▶ _Exercise instructions_
No pictures go into the copy. Write out exactly the lines below from the one containing "Reproduce this chart with Apache ECharts." through the one containing "const seriesColors = ['#000000', '#a0a0a0', '#404040'];".

▶ _Figure scripts_
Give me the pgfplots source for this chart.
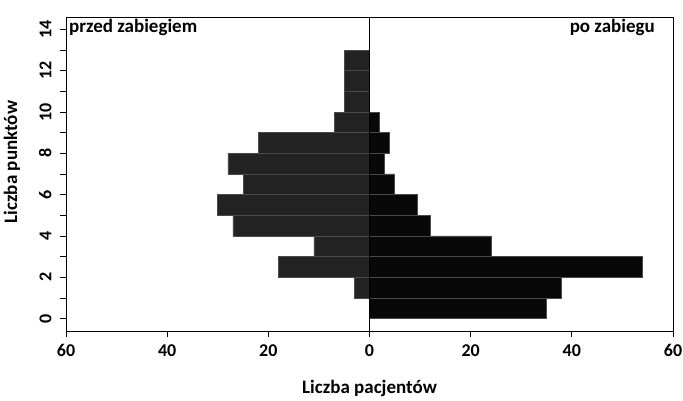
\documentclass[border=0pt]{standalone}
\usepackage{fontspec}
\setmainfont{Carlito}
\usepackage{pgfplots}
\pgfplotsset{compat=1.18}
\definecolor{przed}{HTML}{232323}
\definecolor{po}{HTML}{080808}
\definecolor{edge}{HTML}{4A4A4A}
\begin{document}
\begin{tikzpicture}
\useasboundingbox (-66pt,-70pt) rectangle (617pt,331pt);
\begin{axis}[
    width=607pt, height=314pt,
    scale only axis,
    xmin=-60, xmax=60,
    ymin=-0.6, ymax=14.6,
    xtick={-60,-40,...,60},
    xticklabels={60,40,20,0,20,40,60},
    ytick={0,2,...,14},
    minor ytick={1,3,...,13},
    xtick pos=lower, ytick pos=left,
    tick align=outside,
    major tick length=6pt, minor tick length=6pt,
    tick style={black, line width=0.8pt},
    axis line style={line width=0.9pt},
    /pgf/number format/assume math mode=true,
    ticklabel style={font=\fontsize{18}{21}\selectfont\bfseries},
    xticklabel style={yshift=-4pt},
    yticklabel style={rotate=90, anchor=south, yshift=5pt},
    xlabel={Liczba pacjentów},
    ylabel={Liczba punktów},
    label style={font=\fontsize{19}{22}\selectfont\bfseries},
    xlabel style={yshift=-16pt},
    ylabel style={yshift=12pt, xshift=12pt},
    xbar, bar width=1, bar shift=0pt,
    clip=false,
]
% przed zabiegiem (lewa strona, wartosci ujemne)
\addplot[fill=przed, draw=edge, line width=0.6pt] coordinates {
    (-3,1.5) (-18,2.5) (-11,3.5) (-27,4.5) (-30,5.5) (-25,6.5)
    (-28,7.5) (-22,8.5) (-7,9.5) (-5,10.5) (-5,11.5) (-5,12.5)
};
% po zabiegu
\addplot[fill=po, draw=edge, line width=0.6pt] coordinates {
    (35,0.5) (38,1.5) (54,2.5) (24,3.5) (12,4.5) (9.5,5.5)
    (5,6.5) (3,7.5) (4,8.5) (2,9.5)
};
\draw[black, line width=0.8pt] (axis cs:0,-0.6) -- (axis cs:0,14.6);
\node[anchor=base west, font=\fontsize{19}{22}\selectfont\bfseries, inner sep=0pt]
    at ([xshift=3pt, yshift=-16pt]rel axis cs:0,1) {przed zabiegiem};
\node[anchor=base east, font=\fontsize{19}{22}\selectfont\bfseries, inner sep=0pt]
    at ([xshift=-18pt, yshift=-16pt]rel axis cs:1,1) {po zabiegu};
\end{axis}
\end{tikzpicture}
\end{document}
==
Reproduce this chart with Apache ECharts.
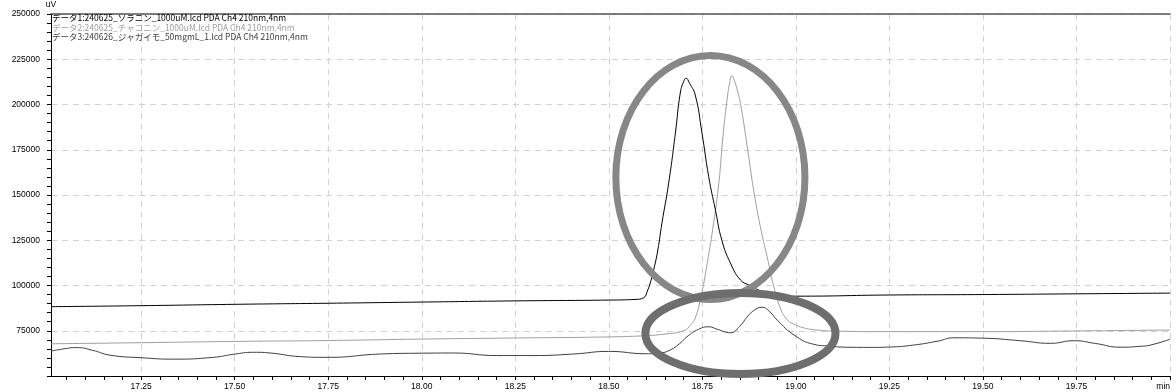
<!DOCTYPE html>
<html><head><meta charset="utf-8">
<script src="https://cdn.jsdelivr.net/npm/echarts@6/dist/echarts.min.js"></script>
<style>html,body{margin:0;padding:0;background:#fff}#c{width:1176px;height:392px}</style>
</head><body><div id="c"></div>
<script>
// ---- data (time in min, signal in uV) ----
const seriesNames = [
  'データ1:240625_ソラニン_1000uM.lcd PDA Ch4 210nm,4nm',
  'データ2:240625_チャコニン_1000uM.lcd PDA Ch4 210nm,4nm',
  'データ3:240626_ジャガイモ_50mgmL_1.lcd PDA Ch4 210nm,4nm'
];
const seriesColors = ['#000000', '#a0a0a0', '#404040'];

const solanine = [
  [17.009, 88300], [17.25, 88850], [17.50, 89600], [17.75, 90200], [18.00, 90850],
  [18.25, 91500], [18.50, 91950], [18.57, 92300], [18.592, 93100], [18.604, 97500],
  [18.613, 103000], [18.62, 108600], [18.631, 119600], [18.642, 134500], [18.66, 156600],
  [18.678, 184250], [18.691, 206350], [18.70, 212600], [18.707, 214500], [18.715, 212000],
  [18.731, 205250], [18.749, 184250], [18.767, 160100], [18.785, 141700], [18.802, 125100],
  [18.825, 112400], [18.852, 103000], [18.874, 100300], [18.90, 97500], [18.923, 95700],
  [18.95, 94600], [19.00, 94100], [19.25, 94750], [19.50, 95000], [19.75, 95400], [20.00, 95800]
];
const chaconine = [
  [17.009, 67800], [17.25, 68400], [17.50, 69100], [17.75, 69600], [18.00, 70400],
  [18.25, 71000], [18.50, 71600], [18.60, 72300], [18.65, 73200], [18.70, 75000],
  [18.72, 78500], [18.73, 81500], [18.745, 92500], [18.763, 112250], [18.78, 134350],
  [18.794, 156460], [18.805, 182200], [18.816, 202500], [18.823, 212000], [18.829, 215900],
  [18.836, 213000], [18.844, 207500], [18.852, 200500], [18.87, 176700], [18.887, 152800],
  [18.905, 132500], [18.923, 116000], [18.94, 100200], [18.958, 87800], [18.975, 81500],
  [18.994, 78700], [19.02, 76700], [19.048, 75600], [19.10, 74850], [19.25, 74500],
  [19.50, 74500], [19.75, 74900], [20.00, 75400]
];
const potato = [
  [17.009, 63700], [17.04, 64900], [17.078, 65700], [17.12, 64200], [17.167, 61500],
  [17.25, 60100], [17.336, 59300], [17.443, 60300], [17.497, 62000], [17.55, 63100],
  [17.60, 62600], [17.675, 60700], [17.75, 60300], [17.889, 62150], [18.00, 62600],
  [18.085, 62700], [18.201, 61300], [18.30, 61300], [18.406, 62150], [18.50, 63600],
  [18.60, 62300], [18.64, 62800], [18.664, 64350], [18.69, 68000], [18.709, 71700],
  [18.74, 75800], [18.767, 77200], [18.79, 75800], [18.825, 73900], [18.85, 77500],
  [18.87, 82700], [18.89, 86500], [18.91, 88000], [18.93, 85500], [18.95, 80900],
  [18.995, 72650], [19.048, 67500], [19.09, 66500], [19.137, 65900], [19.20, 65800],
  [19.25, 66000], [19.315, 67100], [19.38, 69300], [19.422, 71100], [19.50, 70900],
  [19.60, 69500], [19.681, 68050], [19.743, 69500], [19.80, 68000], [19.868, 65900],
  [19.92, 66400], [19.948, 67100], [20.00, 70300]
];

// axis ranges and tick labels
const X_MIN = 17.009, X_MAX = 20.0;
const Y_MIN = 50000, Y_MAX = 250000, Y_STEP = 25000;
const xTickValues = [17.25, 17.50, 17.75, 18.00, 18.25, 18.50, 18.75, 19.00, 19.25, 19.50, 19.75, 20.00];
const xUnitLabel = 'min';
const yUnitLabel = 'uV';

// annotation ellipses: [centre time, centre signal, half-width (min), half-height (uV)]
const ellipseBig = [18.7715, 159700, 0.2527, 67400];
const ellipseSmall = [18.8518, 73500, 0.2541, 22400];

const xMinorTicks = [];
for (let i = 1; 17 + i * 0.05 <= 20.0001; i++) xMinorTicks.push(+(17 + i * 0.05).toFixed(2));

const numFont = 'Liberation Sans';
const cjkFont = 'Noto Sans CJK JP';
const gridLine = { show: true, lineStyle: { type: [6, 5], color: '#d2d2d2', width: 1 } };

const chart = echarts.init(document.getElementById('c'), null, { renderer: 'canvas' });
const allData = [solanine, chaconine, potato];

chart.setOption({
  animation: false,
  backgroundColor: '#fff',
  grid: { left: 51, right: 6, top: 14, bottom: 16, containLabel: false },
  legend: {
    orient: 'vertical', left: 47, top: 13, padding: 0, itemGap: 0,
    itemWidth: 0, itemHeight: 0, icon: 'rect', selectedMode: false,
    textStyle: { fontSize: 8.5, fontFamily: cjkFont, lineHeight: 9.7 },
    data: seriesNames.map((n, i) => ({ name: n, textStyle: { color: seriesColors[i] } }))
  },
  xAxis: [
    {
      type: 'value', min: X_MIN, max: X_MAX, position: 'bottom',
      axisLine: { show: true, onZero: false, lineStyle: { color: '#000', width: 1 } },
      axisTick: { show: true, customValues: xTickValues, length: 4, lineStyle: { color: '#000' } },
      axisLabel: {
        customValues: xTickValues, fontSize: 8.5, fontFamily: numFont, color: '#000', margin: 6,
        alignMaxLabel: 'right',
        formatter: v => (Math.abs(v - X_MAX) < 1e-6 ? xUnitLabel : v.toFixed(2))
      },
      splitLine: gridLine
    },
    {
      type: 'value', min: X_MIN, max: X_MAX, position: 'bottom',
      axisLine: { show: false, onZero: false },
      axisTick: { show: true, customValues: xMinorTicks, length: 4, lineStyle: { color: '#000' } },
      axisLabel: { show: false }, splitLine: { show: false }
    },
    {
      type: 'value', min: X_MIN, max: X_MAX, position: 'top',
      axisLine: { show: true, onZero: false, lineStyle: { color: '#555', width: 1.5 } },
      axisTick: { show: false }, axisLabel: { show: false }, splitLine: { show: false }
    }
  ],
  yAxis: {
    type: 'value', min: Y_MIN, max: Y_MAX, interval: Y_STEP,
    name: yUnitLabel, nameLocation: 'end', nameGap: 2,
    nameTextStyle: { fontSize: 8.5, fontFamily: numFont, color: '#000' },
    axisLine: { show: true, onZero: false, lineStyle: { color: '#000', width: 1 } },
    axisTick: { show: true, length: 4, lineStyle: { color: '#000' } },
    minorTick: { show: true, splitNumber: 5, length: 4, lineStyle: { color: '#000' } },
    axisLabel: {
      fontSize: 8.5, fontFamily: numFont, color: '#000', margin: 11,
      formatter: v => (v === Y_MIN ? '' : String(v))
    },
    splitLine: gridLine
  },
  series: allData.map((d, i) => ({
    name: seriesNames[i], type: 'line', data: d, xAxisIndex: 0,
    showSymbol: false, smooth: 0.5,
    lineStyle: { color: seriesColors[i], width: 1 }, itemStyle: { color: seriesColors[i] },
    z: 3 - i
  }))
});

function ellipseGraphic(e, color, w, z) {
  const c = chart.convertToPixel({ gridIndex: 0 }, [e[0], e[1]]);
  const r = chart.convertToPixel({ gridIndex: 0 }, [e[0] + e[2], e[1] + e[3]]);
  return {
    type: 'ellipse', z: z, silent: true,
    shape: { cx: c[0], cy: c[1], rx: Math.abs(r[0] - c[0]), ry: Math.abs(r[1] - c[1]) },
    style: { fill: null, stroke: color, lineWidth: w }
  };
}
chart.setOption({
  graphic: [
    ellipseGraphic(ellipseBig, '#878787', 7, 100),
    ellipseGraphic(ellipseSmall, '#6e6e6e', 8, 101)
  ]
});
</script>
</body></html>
...
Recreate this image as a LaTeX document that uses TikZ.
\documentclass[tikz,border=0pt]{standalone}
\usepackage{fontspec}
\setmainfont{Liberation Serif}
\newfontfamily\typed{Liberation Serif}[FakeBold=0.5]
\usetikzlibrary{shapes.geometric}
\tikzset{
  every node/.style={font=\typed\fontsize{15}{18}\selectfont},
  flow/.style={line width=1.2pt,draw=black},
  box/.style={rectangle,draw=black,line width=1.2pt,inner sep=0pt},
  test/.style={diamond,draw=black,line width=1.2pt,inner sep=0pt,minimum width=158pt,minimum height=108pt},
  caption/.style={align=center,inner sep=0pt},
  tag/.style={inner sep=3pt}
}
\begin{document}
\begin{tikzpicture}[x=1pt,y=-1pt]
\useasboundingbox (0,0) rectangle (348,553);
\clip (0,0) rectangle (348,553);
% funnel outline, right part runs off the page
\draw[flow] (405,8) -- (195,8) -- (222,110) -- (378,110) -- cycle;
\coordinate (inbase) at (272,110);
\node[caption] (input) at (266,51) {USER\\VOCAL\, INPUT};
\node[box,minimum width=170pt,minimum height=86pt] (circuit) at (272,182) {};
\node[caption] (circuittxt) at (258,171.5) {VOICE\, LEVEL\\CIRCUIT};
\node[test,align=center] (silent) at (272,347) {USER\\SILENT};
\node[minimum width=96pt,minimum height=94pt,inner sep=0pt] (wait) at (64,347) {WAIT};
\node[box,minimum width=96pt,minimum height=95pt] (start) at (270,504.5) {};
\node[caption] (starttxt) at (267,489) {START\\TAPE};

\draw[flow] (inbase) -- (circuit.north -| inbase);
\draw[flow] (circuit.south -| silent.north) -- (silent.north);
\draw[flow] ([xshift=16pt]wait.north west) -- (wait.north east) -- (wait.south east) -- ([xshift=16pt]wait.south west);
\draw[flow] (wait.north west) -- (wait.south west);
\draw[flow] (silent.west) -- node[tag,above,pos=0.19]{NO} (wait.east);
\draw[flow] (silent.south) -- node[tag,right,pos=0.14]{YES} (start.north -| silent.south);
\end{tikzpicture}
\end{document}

▶ _Problem solution_
Reproduce this chart with Apache ECharts.
<!DOCTYPE html>
<html><head><meta charset="utf-8">
<script src="https://cdn.jsdelivr.net/npm/echarts@6/dist/echarts.min.js"></script>
<style>html,body{margin:0;padding:0;background:#fff}#c{width:1176px;height:392px}</style>
</head><body><div id="c"></div>
<script>
// ---- data (time in min, signal in uV) ----
const seriesNames = [
  'データ1:240625_ソラニン_1000uM.lcd PDA Ch4 210nm,4nm',
  'データ2:240625_チャコニン_1000uM.lcd PDA Ch4 210nm,4nm',
  'データ3:240626_ジャガイモ_50mgmL_1.lcd PDA Ch4 210nm,4nm'
];
const seriesColors = ['#000000', '#a0a0a0', '#404040'];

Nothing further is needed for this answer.